Locally Linear Latent Variable Model (LL-LVM) is a probabilistic model for non-linear manifold discovery that describes a joint distribution over observations, their manifold coordinates and locally linear maps conditioned on a set of neighbourhood relationships.
Mijung Park, Wittawat Jitkrittum, Ahmad Qamar,
Zoltan Szabo, Lars Buesing, Maneesh Sahani
"Bayesian Manifold Learning: The Locally Linear Latent Variable Model"
NIPS, 2015
This repository contains a Matlab implementation of LL-LVM. The paper can be found here. A brief summary of LL-LVM can be found in these presentation slides.
Running LL-LVM on a dataset is straightforward. For full demo script see, swissroll_demo.m.

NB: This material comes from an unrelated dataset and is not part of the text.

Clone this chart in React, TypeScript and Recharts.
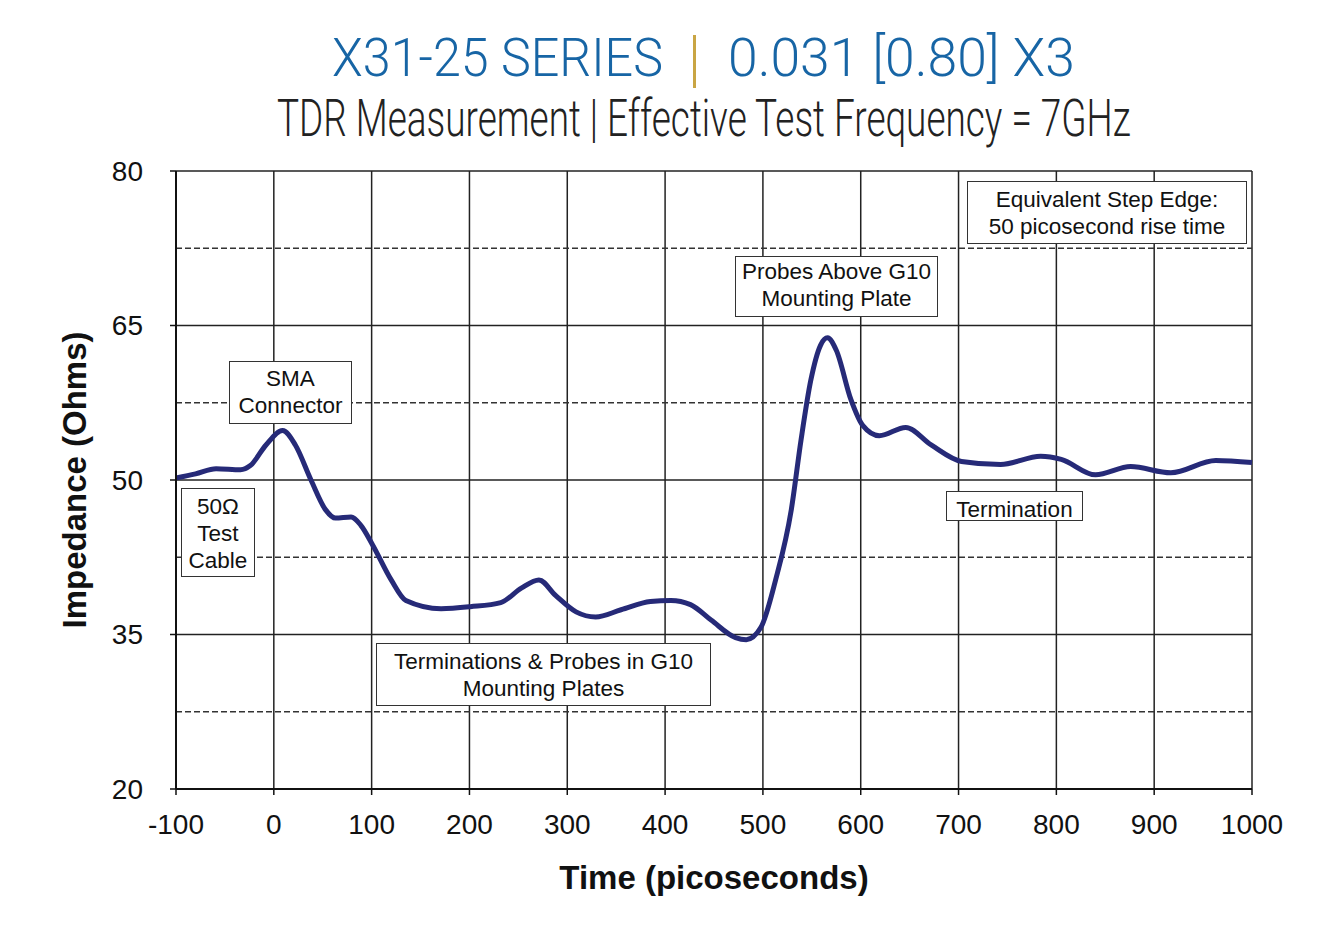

% In Matlab, change directory into the code/ folder.
% Run startup.m to add necessary paths.
%
% Assume that we are given a dataset as a dy x n matrix Y.
% k: k in the k-nearest-neighbours graph construction
k = 9;
% Construct a neighbourhood graph with kNN. n x n matrix.
G = makeKnnG(Y, k);
% options to lllvm_1ep. Include initializations
% Most options are optional. See lllvm_1ep file directly for possible options.
% The only mandatory settings are G and dx.
op = struct();
% The neighbourhood graph as an n x n matrix.
op.G = G;
% The desired reduced dimension. Say we want to reduce to 2 dimensions.
op.dx = 2;
% Call lllvm_1ep to run LL-LVM.
% Relevant output variables are in the struct "results".
[results, op ] = lllvm_1ep(Y, op);
% In particular, results.mean_x is a dx*n x #iterations matrix.
% To get the result x as a dx x n matrix, we can do
x = reshape(results.mean_x(:, end), 2, []);
Assuming that the data Y is a set of points forming a Swiss roll in the three-dimensional space. Here are what we obtain after running LL-LVM. These results can be obtained by running swissroll_demo.m.
Here is the set of local tangent planes learned by LL-LVM.
The following figure shows the evidence lower bounds during the EM, and the dimensionally reduced points in the two-dimensional space.
The unrolling will be cleaner with larger sample size.